(begin)
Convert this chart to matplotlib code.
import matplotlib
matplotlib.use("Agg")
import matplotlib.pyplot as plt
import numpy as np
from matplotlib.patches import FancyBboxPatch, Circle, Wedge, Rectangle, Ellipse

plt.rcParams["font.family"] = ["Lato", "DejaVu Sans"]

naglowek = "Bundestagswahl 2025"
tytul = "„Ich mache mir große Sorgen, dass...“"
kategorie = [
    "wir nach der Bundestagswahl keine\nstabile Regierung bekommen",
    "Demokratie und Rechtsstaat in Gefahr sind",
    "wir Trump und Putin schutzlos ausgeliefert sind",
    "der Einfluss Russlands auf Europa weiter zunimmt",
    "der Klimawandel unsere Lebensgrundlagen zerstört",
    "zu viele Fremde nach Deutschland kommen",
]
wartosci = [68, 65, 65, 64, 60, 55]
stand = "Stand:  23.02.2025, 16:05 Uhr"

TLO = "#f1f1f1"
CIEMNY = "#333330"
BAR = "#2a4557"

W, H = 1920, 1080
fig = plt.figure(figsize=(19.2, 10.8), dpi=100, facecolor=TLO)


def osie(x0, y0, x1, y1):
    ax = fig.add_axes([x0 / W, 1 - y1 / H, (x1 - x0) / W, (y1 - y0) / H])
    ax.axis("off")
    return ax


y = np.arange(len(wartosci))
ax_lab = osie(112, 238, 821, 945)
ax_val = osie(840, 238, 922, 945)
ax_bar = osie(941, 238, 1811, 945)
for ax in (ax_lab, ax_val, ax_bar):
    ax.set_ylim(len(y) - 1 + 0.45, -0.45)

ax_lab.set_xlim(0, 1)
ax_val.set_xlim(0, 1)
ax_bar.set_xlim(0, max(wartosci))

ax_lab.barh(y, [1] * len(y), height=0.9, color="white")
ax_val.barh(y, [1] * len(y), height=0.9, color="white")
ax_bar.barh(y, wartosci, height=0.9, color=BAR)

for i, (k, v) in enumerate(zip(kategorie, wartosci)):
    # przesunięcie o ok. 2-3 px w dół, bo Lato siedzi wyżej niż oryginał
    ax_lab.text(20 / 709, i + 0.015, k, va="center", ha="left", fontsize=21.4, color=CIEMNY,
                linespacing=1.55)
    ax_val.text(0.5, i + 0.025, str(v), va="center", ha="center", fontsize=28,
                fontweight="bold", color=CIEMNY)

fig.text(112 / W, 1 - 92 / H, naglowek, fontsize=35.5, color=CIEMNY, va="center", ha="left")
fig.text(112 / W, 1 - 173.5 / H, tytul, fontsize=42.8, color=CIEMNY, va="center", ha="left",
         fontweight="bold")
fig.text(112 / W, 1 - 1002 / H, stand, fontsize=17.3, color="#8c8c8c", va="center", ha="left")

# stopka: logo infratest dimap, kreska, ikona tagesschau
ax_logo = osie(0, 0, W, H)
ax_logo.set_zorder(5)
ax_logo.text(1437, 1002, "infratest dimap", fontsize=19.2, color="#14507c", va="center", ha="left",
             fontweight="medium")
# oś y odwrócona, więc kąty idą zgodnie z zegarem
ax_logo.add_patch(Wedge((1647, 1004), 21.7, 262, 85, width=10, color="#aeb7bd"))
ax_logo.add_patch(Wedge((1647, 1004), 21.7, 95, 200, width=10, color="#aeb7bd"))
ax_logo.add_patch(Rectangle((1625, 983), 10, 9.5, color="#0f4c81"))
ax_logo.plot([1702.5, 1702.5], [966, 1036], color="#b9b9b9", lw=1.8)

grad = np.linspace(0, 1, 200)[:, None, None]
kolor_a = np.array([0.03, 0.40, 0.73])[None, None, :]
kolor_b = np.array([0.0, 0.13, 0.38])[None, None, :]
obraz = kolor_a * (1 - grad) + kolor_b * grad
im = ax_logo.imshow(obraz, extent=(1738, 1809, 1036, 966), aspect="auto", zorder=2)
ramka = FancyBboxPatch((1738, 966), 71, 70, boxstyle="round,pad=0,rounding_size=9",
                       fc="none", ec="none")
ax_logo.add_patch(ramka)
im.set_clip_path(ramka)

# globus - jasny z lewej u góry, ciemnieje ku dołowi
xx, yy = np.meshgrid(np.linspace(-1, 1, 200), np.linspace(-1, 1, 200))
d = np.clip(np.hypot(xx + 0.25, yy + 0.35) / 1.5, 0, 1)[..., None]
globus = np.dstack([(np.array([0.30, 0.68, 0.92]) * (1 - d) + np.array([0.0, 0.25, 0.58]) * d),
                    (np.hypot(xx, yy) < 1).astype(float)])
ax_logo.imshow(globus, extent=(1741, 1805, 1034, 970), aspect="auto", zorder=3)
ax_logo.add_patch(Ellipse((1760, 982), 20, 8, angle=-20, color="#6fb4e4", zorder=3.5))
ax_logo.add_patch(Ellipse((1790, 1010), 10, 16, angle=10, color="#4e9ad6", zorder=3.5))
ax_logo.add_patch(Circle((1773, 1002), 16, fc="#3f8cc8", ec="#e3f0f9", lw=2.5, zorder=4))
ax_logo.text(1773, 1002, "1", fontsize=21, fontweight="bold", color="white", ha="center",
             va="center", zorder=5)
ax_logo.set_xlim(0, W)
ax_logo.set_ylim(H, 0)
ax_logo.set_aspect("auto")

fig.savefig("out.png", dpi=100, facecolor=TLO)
(end)
SHORT TASK: Pick every line with "matplotlib" in it and copy it.

EXERCISE RESPONSE:
Convert this chart to matplotlib code.
import matplotlib
matplotlib.use("Agg")
import matplotlib.pyplot as plt
from matplotlib.patches import FancyBboxPatch, Circle, Wedge, Rectangle, Ellipse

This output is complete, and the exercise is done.